In step X12, a diamond grinding liquid containing agglomerated diamond particles is used for roughly grinding, a particle size of each diamond particle is in a range of 0.5 μm to 2.5 μm. After the diamond particles agglomerate into a spherical shape, a particle size of the spherical diamond particle is in a range of 25 μm to 40 μm. The spherical diamond particles can reduce roughness and scratch depth of a grinding surface of the support layer material while ensuring rapid removal. After completing the step X12, a Sa of the roughly ground surface of the support layer material is in a range of 5 nm to 15 nm.

In step X13, the roughly ground support layer material is finely ground. A polycrystalline diamond grinding fluid with a particle size in a range of 50 nm to 100 nm is combined with a tin disc to finely grind the roughly ground support layer material. After finely grinding, Sa of the finely ground surface of the support layer material is smaller than 2 nm.

In step X14, chemical mechanical polishing (CMP) is performed on the finely ground support layer material. A silica sol polishing liquid with a particle size in a range of 30 nm to 80 nm is used for CMP, a polishing pressure is in a range of 0.05 kilograms per square centimeter (kg/cm²) to 0.3 kg/cm², and a polishing speed is in a range of 15 revolutions per minute (rpm) to 35 rpm. During CMP, it is sufficient to remove the scratches on a processing surface of the tin disc. After CMP, a finished support layer substrate 11 with the sampling area 1111 of the main support surface 111 reaching the target roughness (for example, G−Sp≤20 nm, G−Sa≤0.7 nm) can be obtained.

In step X21, surface ion activation is performed on a finished piezoelectric layer 12 and the main support surface 111 of the finished support layer substrate 11. Ion beam power is in a range of 5 electron volts (eV) to 15 eV, and a bonding pressure is in a range of 10000 N to 50000 N. After bonding for 1 minute (min) to 2 min, a successfully bonded composite substrate 10 is obtained.

Specifically, the steps X11-X14 are an example for specific implementation steps of the step S1, and the step X21 is an example for specific implementation steps of the step S2. Specific process conditions of the aforementioned roughly grinding, finely grinding, polishing and bonding steps can be adjusted according to actual needs.
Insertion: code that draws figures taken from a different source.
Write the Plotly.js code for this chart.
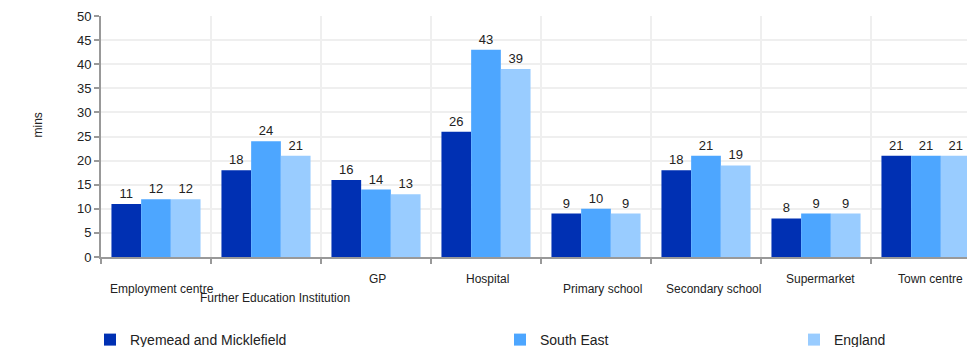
<!DOCTYPE html>
<html>
<head>
<meta charset="utf-8">
<script src="https://cdn.plot.ly/plotly-3.0.1.min.js"></script>
<style>html,body{margin:0;padding:0;background:#fff;overflow:hidden;}#chart{width:967px;height:370px;}</style>
</head>
<body>
<div id="chart"></div>
<script>
const categories = ["Employment centre","Further Education Institution","GP","Hospital","Primary school","Secondary school","Supermarket","Town centre"];
const seriesNames = ["Ryemead and Micklefield","South East","England"];
const ryemead = [11,18,16,26,9,18,8,21];
const southEast = [12,24,14,43,10,21,9,21];
const england = [12,21,13,39,9,19,9,21];
const yTickVals = [0,5,10,15,20,25,30,35,40,45,50];

// styling (not data)
const colors = ["#0030b3","#4da6ff","#99ccff"];
const labelYShift = [-32,-41,-22,-22,-32,-32,-22,-22];
const labelXShift = [6,9,1,1,6,7,4,4];
const legendPx = [90,500,794];
const FONT = "Liberation Sans, Arial, sans-serif";

const H = 370, axisY = 257, topY = 16;
const plotW = 866, catW = 110, plotH = axisY - topY;
const xMax = -0.5 + plotW/catW;

const values = [ryemead, southEast, england];
const legendIds = ["legend","legend2","legend3"];
const traces = values.map((v,i)=>({
  type:"bar", x:categories, y:v, name:seriesNames[i],
  marker:{color:colors[i]},
  text:v.map(String), textposition:"outside", cliponaxis:false,
  textfont:{family:FONT,size:13,color:"#222"},
  legend: legendIds[i], hoverinfo:"x+y"
}));

const annotations = categories.map((c,i)=>({
  x:c, xref:"x", y:0, yref:"paper", yanchor:"middle", xanchor:"center",
  yshift:labelYShift[i], xshift:labelXShift[i], text:c, showarrow:false,
  font:{family:FONT,size:12,color:"#222"}
}));
annotations.push({
  text:"mins", xref:"paper", yref:"paper", x:0, y:0.5, xshift:-73, yshift:11,
  textangle:-90, showarrow:false, font:{family:FONT,size:12,color:"#222"}
});

const legendBase = {orientation:"h", yanchor:"middle", xanchor:"left", y:-(340-axisY)/plotH,
  font:{family:FONT,size:14,color:"#222"}, bgcolor:"rgba(0,0,0,0)", borderwidth:0};
const lx = px => (px-101)/plotW;
const layout = {
  width:967, height:H,
  margin:{l:101, r:0, t:topY, b:H-axisY},
  paper_bgcolor:"#fff", plot_bgcolor:"#fff",
  barmode:"group", bargap:0.19, bargroupgap:0,
  showlegend:true,
  legend:Object.assign({}, legendBase, {x:lx(legendPx[0])}),
  legend2:Object.assign({}, legendBase, {x:lx(legendPx[1])}),
  legend3:Object.assign({}, legendBase, {x:lx(legendPx[2])}),
  xaxis:{type:"category", range:[-0.5,xMax], tickson:"boundaries", showgrid:true,
    gridcolor:"#efefef", gridwidth:2, showticklabels:false, ticks:"outside", ticklen:5,
    tickcolor:"#999", tickwidth:2, showline:true, linecolor:"#999", linewidth:2,
    fixedrange:true, zeroline:false},
  yaxis:{range:[0,50], tickvals:yTickVals, showgrid:true, gridcolor:"#efefef", gridwidth:2,
    ticks:"outside", ticklen:5, tickcolor:"#999", tickwidth:2, showline:true, linecolor:"#999",
    linewidth:2, zeroline:false, tickfont:{family:FONT,size:13,color:"#222"}, fixedrange:true},
  annotations:annotations,
  font:{family:FONT}
};
Plotly.newPlot("chart", traces, layout, {displayModeBar:false, staticPlot:true});
</script>
</body>
</html>
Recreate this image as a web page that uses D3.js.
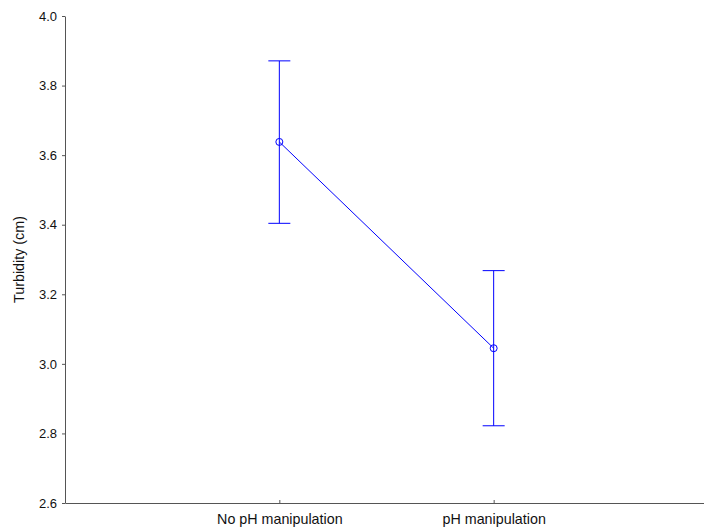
<!DOCTYPE html>
<html>
<head>
<meta charset="utf-8">
<script src="https://cdn.jsdelivr.net/npm/d3@7"></script>
<style>
  body { margin: 0; background: #fff; }
  svg { display: block; font-family: "Liberation Sans", Arial, sans-serif; }
</style>
</head>
<body>
<svg id="chart" width="704" height="531"></svg>
<script>
// Group means of turbidity with confidence intervals
const categories = ["No pH manipulation", "pH manipulation"];
const means = [3.638, 3.045];
const upper = [3.871, 3.268];
const lower = [3.404, 2.822];
const yTicks = [2.6, 2.8, 3.0, 3.2, 3.4, 3.6, 3.8, 4.0];

const svg = d3.select("#chart");
const plotLeft = 65, plotRight = 708, plotTop = 16, plotBottom = 503;

const x = d3.scalePoint().domain(categories).range([plotLeft, plotRight]).padding(1);
const y = d3.scaleLinear().domain([2.6, 4.0]).range([plotBottom, plotTop]);

const axisColor = "#555";

// Y axis
const gy = svg.append("g").attr("transform", `translate(${plotLeft},0)`)
  .call(d3.axisLeft(y).tickValues(yTicks).tickFormat(d3.format(".1f")).tickSizeInner(3).tickSizeOuter(0).tickPadding(5));
gy.select(".domain").attr("stroke", axisColor);
gy.selectAll(".tick line").attr("stroke", axisColor);
gy.selectAll("text").attr("font-size", 13).attr("fill", "#111");

// X axis (ticks pointing inward)
const gx = svg.append("g").attr("transform", `translate(0,${plotBottom})`)
  .call(d3.axisBottom(x).tickSizeInner(-3).tickSizeOuter(0).tickPadding(11));
gx.select(".domain").attr("stroke", axisColor);
gx.selectAll(".tick line").attr("stroke", axisColor);
gx.selectAll("text").attr("font-size", 14.3).attr("fill", "#111");

// Y axis title
svg.append("text")
  .attr("transform", `translate(24,${(plotTop + plotBottom) / 2}) rotate(-90)`)
  .attr("text-anchor", "middle")
  .attr("font-size", 14.3)
  .attr("fill", "#111")
  .text("Turbidity (cm)");

const blue = "#0000ff";
const data = categories.map((c, i) => ({ c, m: means[i], hi: upper[i], lo: lower[i] }));

// Line connecting means
svg.append("path")
  .datum(data)
  .attr("fill", "none")
  .attr("stroke", blue)
  .attr("stroke-width", 1)
  .attr("d", d3.line().x(d => x(d.c)).y(d => y(d.m)));

// Error bars
const eb = svg.append("g").attr("stroke", blue).attr("stroke-width", 1);
data.forEach(d => {
  const cx = x(d.c);
  eb.append("line").attr("x1", cx).attr("x2", cx).attr("y1", y(d.hi)).attr("y2", y(d.lo));
  eb.append("line").attr("x1", cx - 11).attr("x2", cx + 11).attr("y1", y(d.hi)).attr("y2", y(d.hi));
  eb.append("line").attr("x1", cx - 11).attr("x2", cx + 11).attr("y1", y(d.lo)).attr("y2", y(d.lo));
});

// Mean markers
svg.append("g").selectAll("circle").data(data).join("circle")
  .attr("cx", d => x(d.c))
  .attr("cy", d => y(d.m))
  .attr("r", 3.5)
  .attr("fill", "none")
  .attr("stroke", blue)
  .attr("stroke-width", 1);
</script>
</body>
</html>
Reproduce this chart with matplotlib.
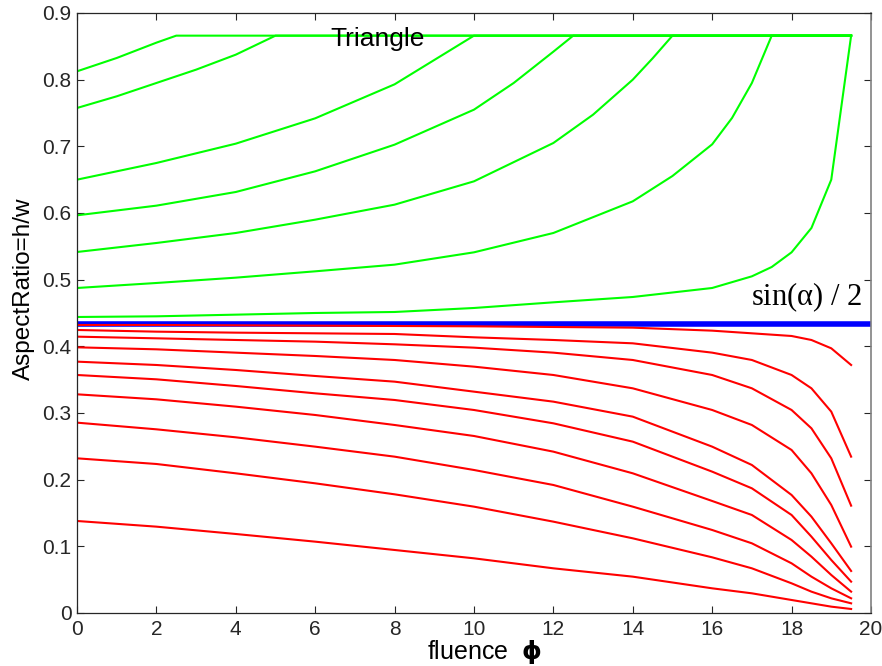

As shown in FIG. 3, the embodiments of the disclosure further provides an electronic device 100, and the electronic device 100 includes the support layer substrate 1 described in any of the aforementioned embodiments, the composite substrate 10 described in any of the aforementioned embodiments, or the composite substrate 10 prepared by the aforementioned preparation method of the composite substrate 10. As shown in FIG. 3, the electronic device 100 can be an elastic wave device, such as a surface acoustic wave (SAW) device, more specifically a temperature compensated surface acoustic wave (Tc-SAW) device. The electronic device 100 includes the composite substrate 10 formed by bonding the support layer substrate 11 to the piezoelectric layer 12, and electrodes 20 (which can refer to electrodes of a traditional SAW device) disposed on a main surface 121 (i.e., a surface of the piezoelectric layer 12 facing away from the support layer substrate 11) of the piezoelectric layer 12. Alternatively, the electronic device 100 can further be another device such as a light-emitting diode (LED) device, which can combine the support layer substrate 11 with another functional substrate.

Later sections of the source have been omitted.